Now the pusher owns you - like he does most of his junkies.   You no longer go to him, like you are a customer and in charge.    Rather, you beg him for little pittances and whatever he deigns to give you.   "Please sir, a credit line increase?"  or "Please, can I refinance this debt using a home equity loan?"

The pusher is smart - he gives you just enough rope to hang yourself.   You would think that pushers would want to keep their junkies alive - after all they are paying customers.   But the pushers know that once they've wrung out a junkie for all that he's worth, they are basically done with him.  He gives you a speed-ball and lets you O.D. and he doesn't have to deal with you anymore.

While you are slipping into a coma, the pusher loots your crash pad of your few remaining possessions.  You are now in bankruptcy court, forced to sell most of your possessions, and given a "workout" to pay back your dealer all the money you owe him.  Your credit rating is destroyed and financially, you are toast.  You will find it hard to even get a job or rent an apartment after this.  You're dead, financially.

End of story.

The parallels are frightening and very real.    Credit cards are addictive, just as drugs are.   And in fact, they appeal to the same parts of our brains - the parts that engage in obsessive-compulsive behavior.  The drug pusher knows his audience - and how they can be lured into becoming addicts.   Once they are addicts, he can control them and milk them for every last penny.

The credit industry works the same way.  They prey upon your weaknesses by dangling easy credit to you.  They send you little checks with every bill - enticing you to take a "Cash advance" on your card - at the highest possible interest rates.  Like the drug pusher, the credit card industry realizes it can make more money by destroying the lives of their customers rather than by serving them.

The credit card junkie pays the highest interest rates, the most late and over-limit fees, and is a perpetual slave to the credit industry.  Since they are now broke all of the time they have to borrow money for even daily living necessities - often paying two to three times as much for basic things in their lives.

And in both cases, the drug user and the credit card user enter the relationship voluntarily convinced that they are supermen - that they alone can resist their own brains by not becoming addicted to drugs - or to debt.
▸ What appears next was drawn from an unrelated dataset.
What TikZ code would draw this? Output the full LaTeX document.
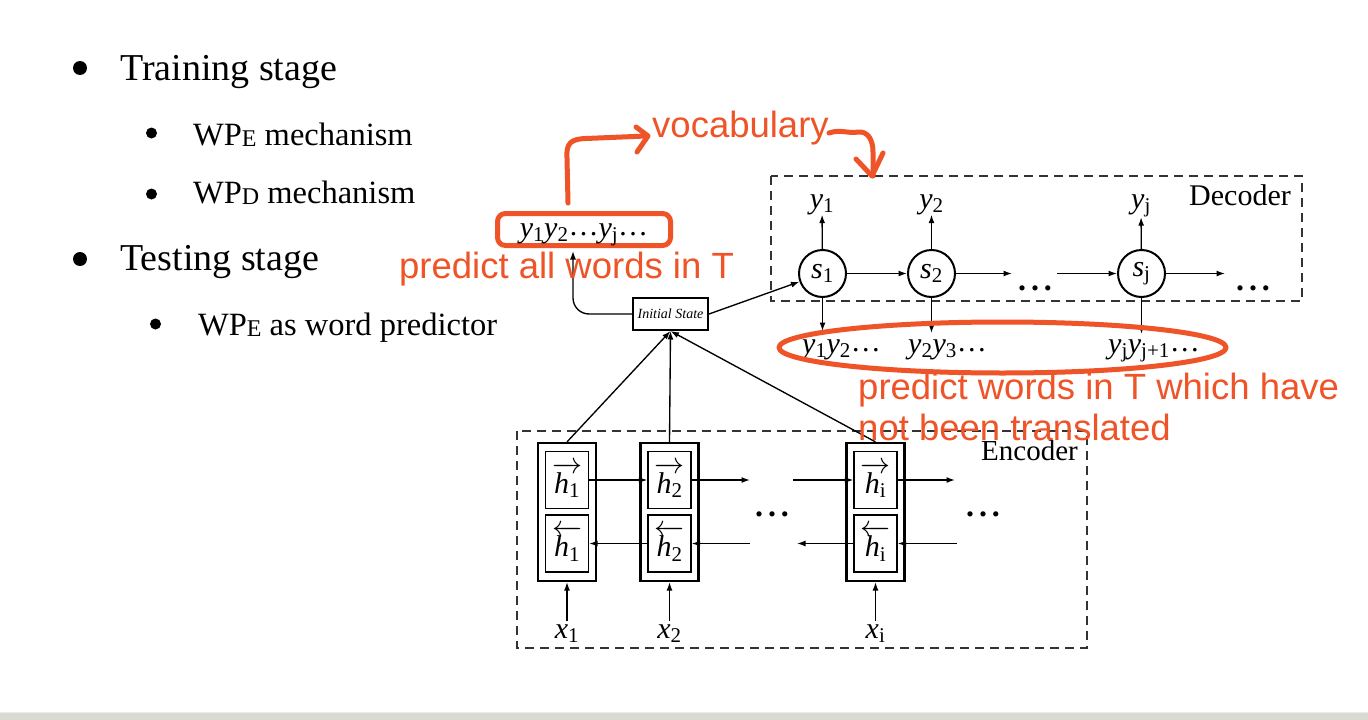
\RequirePackage{fix-cm}
\documentclass[tikz,border=0pt]{standalone}
\usepackage{fontspec}
\setmainfont{Liberation Serif}
\newfontfamily\annfont{Liberation Sans}
\usetikzlibrary{arrows.meta}
\definecolor{ann}{RGB}{239,84,40}
\definecolor{dashc}{RGB}{51,51,51}
\definecolor{band}{RGB}{217,218,210}
\definecolor{bandlight}{RGB}{236,236,232}
\newcommand\fs[1]{\fontsize{#1}{#1}\selectfont}
\newcommand\vy[1]{\textit{y}\textsubscript{\upshape #1}}
\newcommand\vx[1]{\textit{x}\textsubscript{\upshape #1}}
\newcommand\vs[1]{\textit{s}\textsubscript{\upshape #1}}
\newcommand\hfw[1]{$\overrightarrow{\mbox{\textit{h}\textsubscript{\upshape #1}}}$}
\newcommand\hbw[1]{$\overleftarrow{\mbox{\textit{h}\textsubscript{\upshape #1}}}$}
\newcommand\lowsub[1]{\raisebox{-1.5pt}{\fs{24}#1}}
\newcommand\dts{\raisebox{2pt}{\ldots}}
\newcommand\bigdots{{\bfseries\fs{32}.\hspace{5pt}.\hspace{5pt}.}}
\begin{document}
\begin{tikzpicture}[x=1pt,y=-1pt,
  >={Latex[length=8.5pt,width=6pt]},
  cellout/.style={draw, line width=2.2pt, minimum width=58pt, minimum height=138pt, inner sep=0pt},
  cellin/.style={draw, line width=1.3pt, minimum width=43pt, minimum height=57pt, inner sep=0pt, font=\fs{30}},
  dec/.style={circle, draw, line width=2pt, minimum size=47pt, inner sep=0pt, font=\fs{30}},
  lab/.style={inner sep=0pt, font=\fs{30}},
  dashbox/.style={draw=dashc, dash pattern=on 9pt off 6pt, line width=1.4pt},
  arr/.style={->, line width=1.35pt},
  annline/.style={draw=ann, line width=5pt, line cap=round, line join=round},
  anntext/.style={text=ann, font=\annfont\fs{36.5}, inner sep=0pt, anchor=base west},
  bl/.style={font=\fs{38}, inner sep=0pt, anchor=base west},
  bls/.style={font=\fs{32.5}, inner sep=0pt, anchor=base west},
  initbox/.style={draw, line width=2pt, minimum width=75pt, minimum height=32pt, inner sep=0pt, font=\itshape\fs{14}}
]
\useasboundingbox (0,0) rectangle (1368,720);
\fill[white] (0,0) rectangle (1368,720);
\fill[band] (0,713) rectangle (1368,720);
\draw[bandlight, line width=1pt] (0,712.5) -- (1368,712.5);

% bullet list
\fill (80,68) circle [radius=7pt];
\fill (151.5,133) circle [radius=5.5pt];
\fill (151.5,194) circle [radius=5.5pt];
\fill (80,259) circle [radius=7pt];
\fill (155.5,324) circle [radius=5.5pt];
\node[bl] (t1) at (120,80) {Training stage};
\node[bls] (t2) at (193,145) {WP\lowsub{E} mechanism};
\node[bls] (t3) at (193,203) {WP\lowsub{D} mechanism};
\node[bl] (t4) at (120,270) {Testing stage};
\node[bls] (t5) at (198,335) {WP\lowsub{E} as word predictor};

% dashed frames
\draw[dashbox] (771,176) rectangle (1302,301);
\draw[dashbox] (517,431) rectangle (1087,648);
\node[anchor=base east, inner sep=0pt, font=\fs{30}] (declab) at (1291,205) {Decoder};
\node[anchor=base east, inner sep=0pt, font=\fs{29}] (enclab) at (1078,460) {Encoder};

% encoder cells
\node[cellout] (c1) at (567,512) {};
\node[cellout] (c2) at (669.5,512) {};
\node[cellout] (c3) at (875.5,512) {};
\node[cellin] (h1f) at (567,480) {\hfw{1}};
\node[cellin] (h1b) at (567,543.5) {\hbw{1}};
\node[cellin] (h2f) at (669.5,480) {\hfw{2}};
\node[cellin] (h2b) at (669.5,543.5) {\hbw{2}};
\node[cellin] (hif) at (875.5,480) {\hfw{i}};
\node[cellin] (hib) at (875.5,543.5) {\hbw{i}};

\coordinate (ef1) at (750,480);
\coordinate (ef2) at (793,480);
\coordinate (ef3) at (955,480);
\coordinate (eb1) at (750,543.5);
\coordinate (eb2) at (797,543.5);
\coordinate (eb3) at (957,543.5);
\draw[arr] (h1f.east) -- (h2f.west);
\draw[arr] (h2f.east) -- (ef1);
\draw[arr] (ef2) -- (hif.west);
\draw[arr] (hif.east) -- (ef3);
\draw[arr] (h2b.west) -- (h1b.east);
\draw[arr] (eb1) -- (h2b.east);
\draw[arr] (hib.west) -- (eb2);
\draw[arr] (eb3) -- (hib.east);
\node[lab, anchor=base] (edots1) at (772,516) {\bigdots};
\node[lab, anchor=base] (edots2) at (983,516) {\bigdots};

\node[lab, anchor=base, inner sep=3pt] (x1) at (567,638) {\vx{1}};
\node[lab, anchor=base, inner sep=3pt] (x2) at (669.5,638) {\vx{2}};
\node[lab, anchor=base, inner sep=3pt] (xi) at (875.5,638) {\vx{i}};
\draw[arr] (x1) -- (c1.south);
\draw[arr] (x2) -- (c2.south);
\draw[arr] (xi) -- (c3.south);

% initial state
\node[initbox] (init) at (670.5,314) {Initial State};
\draw[arr] (c1.north) -- (init.south);
\draw[arr] (c2.north) -- (init.south);
\draw[arr] (c3.north) -- (init.south);

% predicted list box
\node[annline, rounded corners=8pt, anchor=base, inner sep=0pt, minimum width=173pt,
      text height=23.5pt, text depth=8.5pt, font=\fs{30}, text=black] (ylist) at (584,237)
      {\vy{1}\vy{2}\dts\vy{j}\dts};
\draw[arr, rounded corners=16pt, shorten >=3pt] (init.west) -| ([xshift=-11pt]ylist.south);

% decoder
\node[dec] (s1) at (822.5,273.5) {\vs{1}};
\node[dec] (s2) at (931.5,273.5) {\vs{2}};
\node[dec] (sj) at (1141.5,273.5) {\vs{j}};
\draw[arr] (init.east) -- (s1);
\node[lab, anchor=base] (y1) at (822,208) {\vy{1}};
\node[lab, anchor=base] (y2) at (931.5,208) {\vy{2}};
\node[lab, anchor=base] (yj) at (1141,208) {\vy{j}};
\draw[arr] (s1) -- (y1);
\draw[arr] (s2) -- (y2);
\draw[arr] (sj) -- (yj);
\coordinate (d1) at (822.5,331);
\coordinate (d2) at (931.5,333);
\coordinate (dj) at (1141.5,334);
\draw[arr] (s1) -- (d1);
\draw[arr] (s2) -- (d2);
\draw[arr] (sj) -- (dj);
\coordinate (g1) at (1012,273.5);
\coordinate (g2) at (1057,273.5);
\coordinate (g3) at (1225,273.5);
\draw[arr] (s1) -- (s2);
\draw[arr] (s2) -- (g1);
\draw[arr] (g2) -- (sj);
\draw[arr] (sj) -- (g3);
\node[lab, anchor=base] (ddots1) at (1035,290) {\bigdots};
\node[lab, anchor=base] (ddots2) at (1253,290) {\bigdots};

\node[lab, anchor=base west] (p1) at (802,353) {\vy{1}\vy{2}\dts};
\node[lab, anchor=base west] (p2) at (908,353) {\vy{2}\vy{3}\dts};
\node[lab, anchor=base west] (pj) at (1108,353) {\vy{j}\vy{j+1}\dts};

% annotations
\draw[annline] (1002.5,347.5) ellipse [x radius=223.5, y radius=25.5];
\node[anntext] (voc) at (652,137) {vocabulary};
\node[anntext] (pall) at (399,278) {predict all words in T};
\node[anntext] (pnot1) at (858,399) {predict words in T which have};
\node[anntext] (pnot2) at (858,440) {not been translated};
\draw[annline] ([yshift=8pt]ylist.north -| 568,0) -- (567,158) .. controls (566,143) and (571,139) .. (586,138.5) -- (646,136);
\draw[annline] (636,127) -- (648,136) -- (637,152);
\draw[annline] (829,133) .. controls (840,129) and (850,134) .. (858,132) .. controls (868,131) and (873,140) .. (873,152) -- (873,176);
\draw[annline] (856,159) -- (872,176) -- (883,153);
\end{tikzpicture}
\end{document}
And in both cases, the initial "high" leads the addict to believe they are in control.  The drug user feels great, after taking his drugs.   What could go wrong?   The credit card fiend regales you with the bonus dollars he "scored" or the frequent flyer miles he is earning.  Far from being in trouble, he has everything "under control" - and in fact, super-control - the hallmark of the addict.

The reason I never tried heroin or methamphetamine or crack cocaine is that these are highly addictive drugs.   I read all the literature on them and realized that, once you start using these drugs, they will alter your mind to the point where you think you know what you are doing.   You can't "experiment" with drugs - they will draw you in like a trap.  (alas, even Marijuana).

Similarly, experimenting with credit cards is dangerous.   Having high-limit and high-interest cards is akin to smoking crack.   No, you don't know what you are doing, no matter how many frequent flyer miles you think you are getting.   A $20,000 limit card (not unusual these days, I once had three) with a 15-25% interest rate is nothing more than a time bomb waiting to go off.

The only way to avoid the trap is not to step in it.  Don't smoke crack - even as an "experiment".   And walk away from Credit cards that can entrap you.   If you have to get one, stick to a low limit (less than $5000) and a low interest rate (under 10%, the lower the better).

Yes, such credit cards are a weak drug.   That is the point.   You are far less likely to get hooked on them!